If you have added more than one node:

  • Make sure you start each node with consistent.rangemovement property turned off:
    Package installations
    On each of the nodes you are bootstrapping, add the following option to the /usr/share/cassandra/cassandra-env.sh file:
    JVM_OPTS="$JVM_OPTS -Dcassandra.consistent.rangemovement=false

    Then start Cassandra as a service.

    Tarball installations
    Start Cassandra on each of the nodes you are bootstrapping with this option:
    $ bin/cassandra -Dcassandra.consistent.rangemovement=false
  • Allow two minutes between node startups.
  • After each new node has bootstrapped, turn consistent range movement back on for each one:
    Package installations
    Stop Cassandra and remove the line you added to /usr/share/cassandra/cassandra-env.sh in the previous step:
    JVM_OPTS="$JVM_OPTS -Dcassandra.consistent.rangemovement=false

    Then restart Cassandra.

    Tarball installations
    Stop Cassandra, then restart with this option:
    $ bin/cassandra -Dcassandra.consistent.rangemovement=false
  • After restarting the nodes, go to back to step 4 above to verify the new nodes.

What's next

Promoting a node as a seed node

A seed node does not bootstrap, so a new node can't be configured as one immediately.
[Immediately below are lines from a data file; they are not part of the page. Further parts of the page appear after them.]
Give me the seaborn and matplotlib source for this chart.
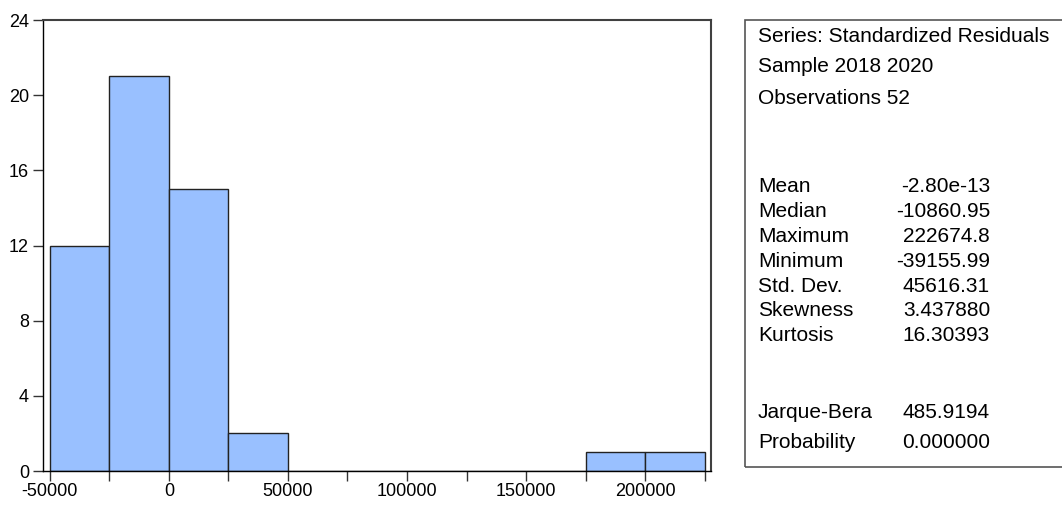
import numpy as np
import pandas as pd
import seaborn as sns
import matplotlib.pyplot as plt
from matplotlib.patches import Rectangle

bin_edges = [-50000, -25000, 0, 25000, 50000, 75000, 100000, 125000,
             150000, 175000, 200000, 225000]
counts = [12, 21, 15, 2, 0, 0, 0, 0, 0, 1, 1]

header_lines = ["Series: Standardized Residuals", "Sample 2018 2020", "Observations 52"]
stat_names = ["Mean", "Median", "Maximum", "Minimum", "Std. Dev.", "Skewness", "Kurtosis"]
stat_values = ["-2.80e-13", "-10860.95", "222674.8", "-39155.99", "45616.31", "3.437880", "16.30393"]
test_names = ["Jarque-Bera", "Probability"]
test_values = ["485.9194", "0.000000"]

sns.set_style("white")
plt.rcParams['font.family'] = ['Liberation Sans', 'DejaVu Sans']
plt.rcParams['axes.unicode_minus'] = False
plt.rcParams['text.color'] = 'black'

W, H = 1062, 509
fig = plt.figure(figsize=(W / 100, H / 100), dpi=100)
ax = fig.add_axes([43 / W, 1 - 471 / H, 668 / W, 451 / H])

edges = np.array(bin_edges)
df = pd.DataFrame({"resid": (edges[:-1] + edges[1:]) / 2, "n": counts})
sns.histplot(data=df, x="resid", weights="n", bins=list(bin_edges), ax=ax,
             color="#99c0ff", alpha=1, edgecolor="#222222", linewidth=1)

ax.set_xlim(-52900, 227700)
ax.set_ylim(0, 24)
ax.set_xticks([-50000, 0, 50000, 100000, 150000, 200000])
ax.set_xticks(edges, minor=True)
ax.set_yticks([0, 4, 8, 12, 16, 20, 24])
ax.set_xlabel("")
ax.set_ylabel("")
ax.tick_params(axis="both", which="both", direction="out", length=7, width=1,
               color="#333333", labelsize=13, labelcolor="black", pad=3,
               bottom=True, left=True, top=False, right=False)
ax.tick_params(axis="x", which="major", pad=2)
for side in ["left", "bottom"]:
    ax.spines[side].set_color("black")
    ax.spines[side].set_linewidth(1)
for side in ["top", "right"]:
    ax.spines[side].set_color("#404040")
    ax.spines[side].set_linewidth(1.5)

# stats box
fig.patches.append(Rectangle((745 / W, 1 - 467 / H), (W + 5 - 745) / W, 447 / H,
                             transform=fig.transFigure, fill=False,
                             edgecolor="#555555", linewidth=1.2))

def put(y, left, right=None):
    fig.text(758 / W, 1 - y / H, left, fontsize=15, va="center", ha="left")
    if right is not None:
        fig.text(990 / W, 1 - y / H, right, fontsize=15, va="center", ha="right")

for y, t in zip([36, 67, 98], header_lines):
    put(y, t)
for i, (n, v) in enumerate(zip(stat_names, stat_values)):
    put(187 + i * 24.8, n, v)
for y, n, v in zip([413, 443], test_names, test_values):
    put(y, n, v)

fig.savefig("out.png", dpi=100)
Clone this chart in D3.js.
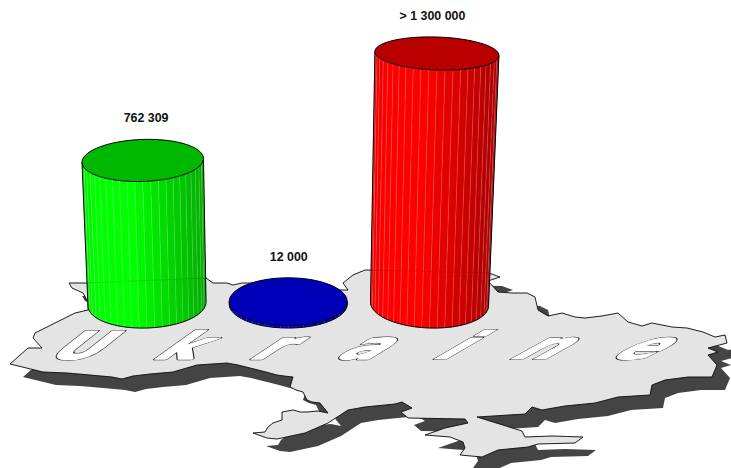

After you have bootstrapped new nodes in the cluster, follow these steps for each one you want to promote as a seed node.

Note: Do not promote every node in a cluster as a seed node.
  1. Stop Cassandra on the node you want to promote.
  2. Open the node's cassandra.yaml file and add the node's address to the seed_provider list.
  3. Make this change on all other nodes in the cluster.
  4. Start Cassandra as a service or a stand-alone process.